At least one Telegram channel has referred to Sergeyev as Patrushev’s “right hand.”

According to a source from Systema close to the Patrushev family, Dmitry Patrushev’s family sometimes spends vacations with the Sergeyev family, and Sergeyev has a vacation home not far from Patrushev’s residence. The person who acquired the land adjacent to Patrushev’s property, Andrei Sadovski, is Sergeyev’s brother-in-law.

In March 2023, forestry authorities in the Tver region auctioned off a forest parcel adjacent to Patrushev’s land. Sergeyev won the auction with the starting price of $2,700 and took control of two hectares of forest for 49 years.

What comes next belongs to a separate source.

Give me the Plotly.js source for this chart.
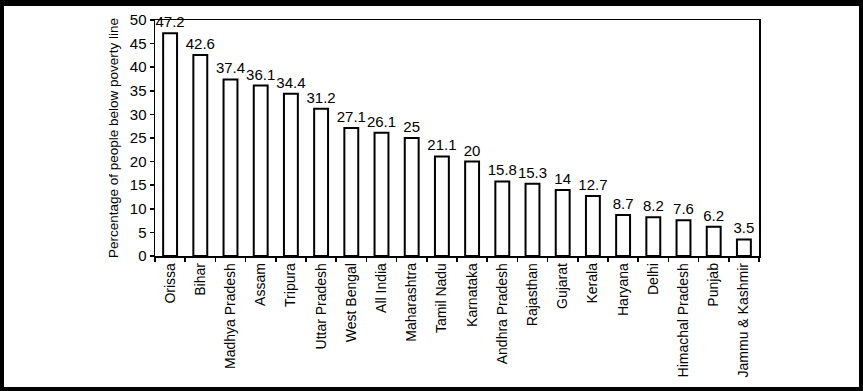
<!DOCTYPE html>
<html>
<head>
<meta charset="utf-8">
<script src="https://cdn.plot.ly/plotly-3.0.1.min.js"></script>
<style>
  html, body { margin: 0; padding: 0; background: #fff; }
  #wrap { position: relative; width: 863px; height: 391px; }
  #chart { position: absolute; left: 0; top: 0; width: 863px; height: 391px; }
  #frame { position: absolute; left: 0; top: 0; width: 863px; height: 391px; box-sizing: border-box;
           border-style: solid; border-color: #000; border-width: 6px 4px 4px 4px; pointer-events: none; }
</style>
</head>
<body>
<div id="wrap">
  <div id="chart"></div>
  <div id="frame"></div>
</div>
<script>
const states = ["Orissa", "Bihar", "Madhya Pradesh", "Assam", "Tripura", "Uttar Pradesh", "West Bengal",
  "All India", "Maharashtra", "Tamil Nadu", "Karnataka", "Andhra Pradesh", "Rajasthan", "Gujarat",
  "Kerala", "Haryana", "Delhi", "Himachal Pradesh", "Punjab", "Jammu & Kashmir"];
const povertyPct = [47.2, 42.6, 37.4, 36.1, 34.4, 31.2, 27.1, 26.1, 25, 21.1, 20, 15.8, 15.3, 14,
  12.7, 8.7, 8.2, 7.6, 6.2, 3.5];
const yTicks = [0, 5, 10, 15, 20, 25, 30, 35, 40, 45, 50];

const trace = {
  type: "bar",
  x: states,
  y: povertyPct,
  text: povertyPct.map(v => String(v)),
  textposition: "outside",
  constraintext: "none",
  cliponaxis: false,
  textfont: { family: "Liberation Sans, Arial, sans-serif", size: 15, color: "#000" },
  outsidetextfont: { family: "Liberation Sans, Arial, sans-serif", size: 15, color: "#000" },
  marker: { color: "#fff", line: { color: "#000", width: 2 } },
  hoverinfo: "x+y"
};

const layout = {
  width: 863, height: 391,
  margin: { l: 155, r: 104, t: 20, b: 135 },
  paper_bgcolor: "#fff", plot_bgcolor: "#fff",
  bargap: 0.54,
  showlegend: false,
  font: { family: "Liberation Sans, Arial, sans-serif", color: "#000" },
  xaxis: {
    type: "category",
    tickangle: -90,
    tickfont: { size: 14, color: "#000" },
    showline: true, linecolor: "#000", linewidth: 1.5, mirror: true,
    ticks: "outside", ticklen: 4, tickwidth: 1.5, tickcolor: "#000",
    tickson: "boundaries",
    showgrid: false, zeroline: false
  },
  yaxis: {
    range: [0, 50],
    tickvals: yTicks,
    tickfont: { size: 15, color: "#000" },
    showline: true, linecolor: "#000", linewidth: 1.5, mirror: true,
    ticks: "outside", ticklen: 4, tickwidth: 1.5, tickcolor: "#000",
    showgrid: false, zeroline: false,
    title: { text: "Percentage of people below poverty line", font: { size: 13.5, color: "#000" }, standoff: 8 }
  }
};

Plotly.newPlot("chart", [trace], layout, { staticPlot: true, displayModeBar: false });
</script>
</body>
</html>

The forest has already been taken under control and cleared of many trees, according to Google Earth images. According to lease agreements, the land can be used for “recreation and sports.”

In 2018, the Russian Agricultural Bank branch took control of the Cypriot offshore company Pimodo and its investments in the resort in Cape Verde. Pimodo was represented by Montenegrin businessman Stela Kolman, according to the Cypriot corporate register. Kolman had business connections through the Montenegrin company Open Investment with the former manager of the Agricultural Bank of Russia, Ivan Chepovoi. Chepovoi had been Sergeyev’s deputy at VTB Bank and had worked again under him in the risk assets department at the Agricultural Bank of Russia. Chepovoi is now Sergeyev’s deputy at OZK.

This situation lasted until at least 2022, when Russia began its full-scale invasion of Ukraine, making it necessary to protect Russian assets abroad. Three weeks before the invasion began on February 24, Pimodo was sold to another offshore company called Fiosal Ventures. According to the Cypriot corporate register, Fiosal Ventures had indirect links with Agropromkomplektatsiya of Novikov.

“Our best colleagues, the pride of the FSB, did not put money before work,” Nikolai Patrushev said in a 2000 article where he discussed the “new nobility.” “They all look different, but there is a very special characteristic that unites these people, which is a very important quality: their sense of service.”